High Cost Savings

Monday, November 5th, 2018 | 124 Views

Willi Wiedenmann from Evoguard GmbH, highlights the cost reduction beneftis of Krones technology.

It’s not only maximised dependability and hygiene that beverage and food producers expect from valve technology, but also reduced costs in the process. Thanks to rigorously pursued research and development, Evoguard has translated this aspect into hands-on reality for its series of valves. In this context, two media are the centre of attention:

  • Reducing compressed-air consumption
  • Reducing cleaning-agent losses (one cubic metre represents an expenditure of approx. 30 euros, plus disposal costs) which in turn depend on compressed-air consumption.

A dairy with an annual milk intake of around 730,000 cubic metres, for example, will possess more than 500 disk valves, 1,000 seat valves, and about 1,500 double-seat valves. The high total number indicates that an absolute reduction in the amount of compressed air needed for actuating the valves will enable substantial cost savings to be achieved overall.

Reduced Compressed-Air Consumption

For both disk and double-seat valves, the air volume required in the actuator for switching must be kept as small as possible, without at the same time putting the functional dependability at risk. For disk valves, up to a size of DN 50, it is possible, thanks to optimised design of the valve seal, to use a very small actuator. Here, a reduction to one-third of the air volume could be achieved in comparison to the standard design. Preserving unchanged the operational dependability of the valve, of course.

The double-seat valve possesses an actuator with integrated cycling functions. Thanks to a design featuring a double-balanced valve plate, actuators with a very small compressed-air volume can be used here for controlling the valve’s positions. The volume to be filled for the up and down lift strokes is more or less equally small. This leads to short (and incidentally well-nigh identical) response times. Other manufacturers have to fill (and vent) very large volumes here for cycling, like installation spaces for compression springs, or also additional lift actuators, with concomitant effects on response and cycle times.

This produces a significantly reduced level of compressed-air consumption as compared to valves from other manufacturers:

  • Disk valve: up to 45 percent less compressed-air consumption in comparison to valves from other manufacturers
  • Double-seat valve: up to 64 percent less compressed-air consumption

It is true that costs can be saved by these measures, but only to a moderate extent, depending on the costs per cubic metre of compressed air.

Less Cleaning Media Lost

Cost savings are substantially more marked due to the additionally reduced loss of cleaning agents. Highly automated sequences for routing products or cleaning liquids necessitate the use of double-seat valves, in order to separate hostile media from each other, with the risk of intermingling totally eliminated. Here, there are two valve plates with seals that work independently of each other, between which the safety and leakage compartment is located, which discharges into the atmosphere and is cleaned by lifting the valve plates.  For a valve with a nominal diameter of DN 65 and a cleaning pressure of 2.5 bar, approximately 1.7 litres of cleaning agent per second are passed through this safety compartment and drained off, i.e. are regarded as unrecoverable. In the case of a double-seat valve, the response time already mentioned (filling and venting of the valve’s actuator) for the cycling operations is of crucial importance. Very large spaces in comparable double-seat valves, in which the compression springs are located, or also additional lift actuators, have to be filled with compressed air and vented again. This often takes several seconds. During this time, access to the leakage compartment and thus to the atmosphere is enabled, and the cleaning liquid is, in dependence on the cleaning pressure, discharged into the trough, and has to be disposed of.

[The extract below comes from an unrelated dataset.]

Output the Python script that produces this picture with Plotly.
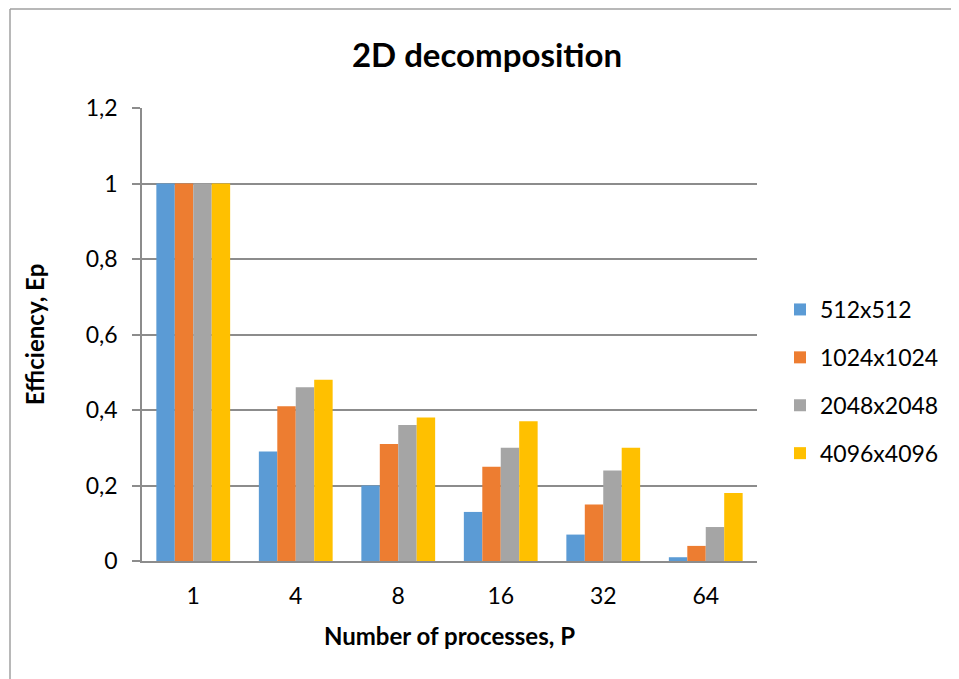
import plotly.graph_objects as go

categories = ["1", "4", "8", "16", "32", "64"]
series_names = ["512x512", "1024x1024", "2048x2048", "4096x4096"]
s512 = [1.0, 0.29, 0.20, 0.13, 0.07, 0.01]
s1024 = [1.0, 0.41, 0.31, 0.25, 0.15, 0.04]
s2048 = [1.0, 0.46, 0.36, 0.30, 0.24, 0.09]
s4096 = [1.0, 0.48, 0.38, 0.37, 0.30, 0.18]
y_ticks = [0, 0.2, 0.4, 0.6, 0.8, 1.0, 1.2]
y_tick_labels = ["0", "0,2", "0,4", "0,6", "0,8", "1", "1,2"]

colors = ["#5B9BD5", "#ED7D31", "#A5A5A5", "#FFC000"]
values = [s512, s1024, s2048, s4096]

OFF = 8  # page body margin
W, H = 959 - OFF, 679 - OFF
L, R, T, B = 142, 757, 108, 561  # target page pixels of the plot area

fig = go.Figure()
for name, vals, c in zip(series_names, values, colors):
    fig.add_trace(go.Bar(x=categories, y=vals, name=name, legendgroup=name,
                         marker=dict(color=c, line=dict(width=0))))

FONT = "Lato, Open Sans, sans-serif"
gridc = "#8C8C8C"

def px_x(p):
    return (p - L) / (R - L)

def px_y(p):
    return (B - p) / (B - T)

fig.update_layout(
    width=W, height=H,
    margin=dict(l=L - OFF, r=W - (R - OFF), t=T - OFF, b=H - (B - OFF),
                autoexpand=False),
    paper_bgcolor="white", plot_bgcolor="white",
    barmode="group", bargap=0.28, bargroupgap=0,
    separators=", ",
    font=dict(family=FONT, size=23, color="#000000"),
    title=dict(text="<b>2D decomposition</b>", font=dict(size=33, family=FONT),
               x=px_x(487), xref="paper", xanchor="center",
               y=1 - (55 - OFF) / H, yref="container", yanchor="middle"),
    showlegend=True,
    legend=dict(x=px_x(780), xanchor="left", y=px_y(288), yanchor="top",
                font=dict(size=23, family=FONT), tracegroupgap=15,
                bgcolor="rgba(0,0,0,0)"),
    xaxis=dict(type="category", showgrid=False, showline=True, linecolor=gridc,
               linewidth=2, ticks="", tickfont=dict(size=23),
               ticklabelstandoff=13,
               title=dict(text="<b>Number of processes, P</b>", font=dict(size=24),
                          standoff=21)),
    yaxis=dict(range=[0, 1.2], tickvals=y_ticks, ticktext=y_tick_labels,
               showgrid=True, gridcolor=gridc, gridwidth=1.5,
               showline=True, linecolor=gridc, linewidth=1.5,
               ticks="outside", ticklen=8, tickcolor=gridc, tickwidth=1.5,
               tickfont=dict(size=23), zeroline=False, ticklabelstandoff=10,
               title=dict(text="<b>Efficiency, Ep</b>", font=dict(size=24),
                          standoff=34)),
)

# outer chart border (left and top edges visible)
fig.add_shape(type="line", xref="paper", yref="paper",
              x0=px_x(10), x1=px_x(10), y0=px_y(9), y1=px_y(700),
              line=dict(color="#A0A0A0", width=1.5))
fig.add_shape(type="line", xref="paper", yref="paper",
              x0=px_x(10), x1=px_x(980), y0=px_y(9), y1=px_y(9),
              line=dict(color="#A0A0A0", width=1.5))

fig.write_html("out.html", config={"displayModeBar": False})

Evoguard has conceived the design and functionality of the valve actuators so as to ensure that the volume to be filled during both cycling strokes is well-nigh equally small, with opening and closing being performed in the tenth-of-a-second range.

Annual Savings Of Up To 85,000 Euros

This produces enormous savings by in comparison. In addition to the higher compressed-air consumption already described, the cleaning-agent consumption of these valves can, by reason of the longer response and switching times, measure up to 90 percent. These “lost cleaning agents”, meaning the savings achievable when the right valve is used, can total up to some 85,000 euros a year. Another very important role in this context, which must not be neglected, is the disposal costs incurred for the cleaning agents drained off.

Option For Further Savings

Another option for reducing compressed-air consumption, and thus the amount of  “lost cleaning agent”, is to be found in the valve rack, if instead of hoses and cables to the control cabinet the variant with a valve control head is chosen. Here, the control head with built-in solenoid valves is located directly on the valve. The compressed air is supplied via a “thick” central supply line, or is integrated in the frame. The consequence is that only very short compressed-air hoses, which have to be filled with compressed air and vented, are needed from the solenoid valve to the double-seat valve. This enables compressed-air consumption, time and thus cleaning agents to be reduced still further during the cycling operations.